It is late Christmas afternoon. The rain that came earlier, for most of the day, has stopped, leaving the road beneath my feet alternately crunchy and smushy. The clouds have not completely disappeared. The sky is a mottled pewter, still and dull. The bird sounds are soft and low to the ground. I can’t identify any of them.
In the distance, over the field and through a large stand of pine trees, I hear gunshots. Muffled by the dense atmosphere and the distance, I can not tell whether they are made by a rifle or shotgun, a Christmas present most likely, being broken in by its proud new owner.
It reminds me of all the Thanksgiving mornings and Christmas afternoons of my childhood in which my father, my uncles, and, later, my brother and cousins, clad in various degrees of camouflage, gathered up in a field to hunt. Their success was never measured by the number of doves or quail they shot, but by the stories they wrote from just being together.
It is the kind of memory that would generally evoke other holiday memories, that would send my mind down a trail lined with images of Icebox Fruitcake being pulled from the back of Grannie’s refrigerator, of an Etienne Aigner pocketbook being pulled from under the Christmas tree, of a sticky cedar tree being pulled across a field by my four-year-old nephew.
Generally. But not today.
Today there is the matter of the Christmas tree. Four days before Christmas the top section of lights on my Christmas tree blinked once and died. Two days later the middle section bid farewell, leaving only the lower third illuminated. Every time I walked through the living room, the crippled state of my tree caught my attention, reminding me that as Steve Walsh and Kansas pointed out in the late 70s, nothing lasts forever but the earth and sky. Before I left the house I was looking online at post-holiday sales on Christmas trees because, of course, I have to resolve the issue a full 365 days in advance.

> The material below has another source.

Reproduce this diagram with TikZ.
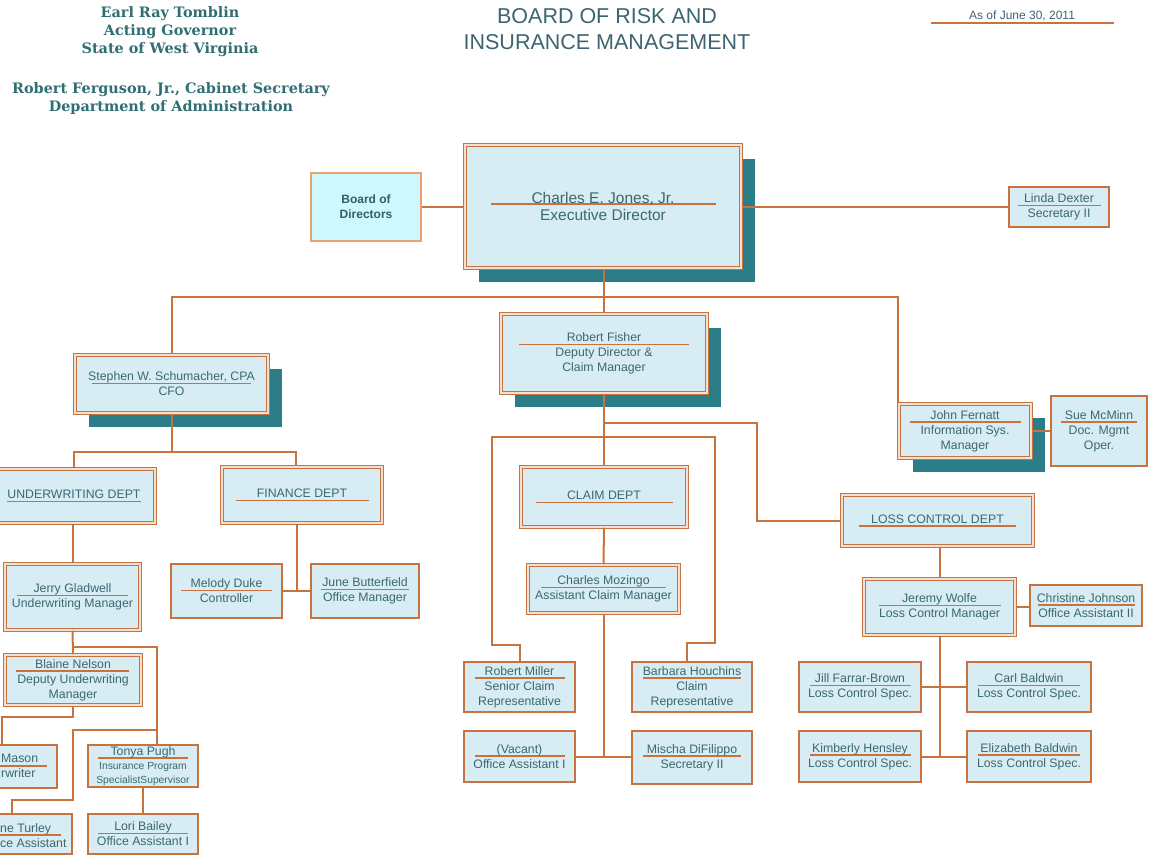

It occurs to me that while Mary and Elizabeth get all the attention this time of year, Martha (she of the “distracted by many things” fame) is probably more familiar to the women I know. Trying to feed the big crowd that is due to arrive at any moment, provoked at a sister who doesn’t do nearly enough to help, the work of the holiday has (she thinks) fallen all on her and, to make matters worse, somebody (that would be the Son of God) is saying things like, “Sit down, Martha. Let’s visit.”
Back at home, the first thing I see as I walk in is the tree. I pause. I take a breath. The truth is that no one else noticed its failure. Not the technician who came to fix the gas logs. Not the family that came to celebrate the season. Not even the children who camped under its false branches awaiting the distribution of gifts.
For all that I have noticed this Christmas – the distant look in my father’s eyes as he watches his great-grandchildren open gifts, the chrismons fluttering among the branches of the evergreens in the church chancel, Christmas cards growing into a soft mound on the silver tray – I am learning that perhaps there is also value in not noticing. I don’t have to see or hear or even feel everything. I can choose what is worth acknowledging and ignore the rest. What kind of Christmas gift is that?